I caught a 11 AM showing this morning and the place was only half filled but the energy in the theatre was amazing. It's definite a must see and definitely go with a group of people if possible. I'm probably gonna catch it again one more time at a time the theatre is packed. Despite the emptiness at 11 AM it drew a huge ovation at the end from the crowd that was there. By the time I got out there was this huge line waiting to get in. Definitely a great sign given the troubles Moore faced in getting this released. As for the Saudi money in the US economy, the # Moore gave was 854 Billion Dollars. What's funny though is people try to dissect the negativity in the other thread found here: http://www.ewbattleground.com/forum/index.php?showtopic=4084

I only took a quick glance right now and was able to see flaws in there.
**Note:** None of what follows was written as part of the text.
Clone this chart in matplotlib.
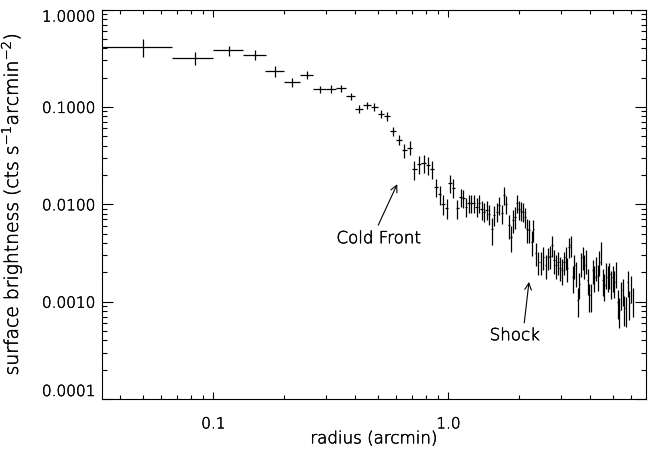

Recommend those of you who have seen it to go correct them as well.

Edited by sahyder1
Posted

Jesus, why jump down Jimmy's throat? Because he posted articles that took an opposing viewpoint to one held by much of this community? He never said anything about his personal opinion of "Fahrenheit 9/11", all he said was that he wasn't surprised to hear about inaccuracies in it. Judging from Moore's past work, neither am I. Maxx, to tell him to "get [his] facts straight and stop buying what the media tells [him]" is utterly ridiculous. Nobody's allowed to question something that supposedly of an esoteric nature?

Guest homerjfry
Posted

It still remains true: You can't criticize America without being labled a traitor or a "coward" and you can't be a patriot without loving George Bush. Nice.

Posted

It still remains true: You can't criticize America without being labled a traitor or a "coward" and you can't be a patriot without loving George Bush. Nice.

And apparently, you can't criticize a left-winger without being labeled a sheep.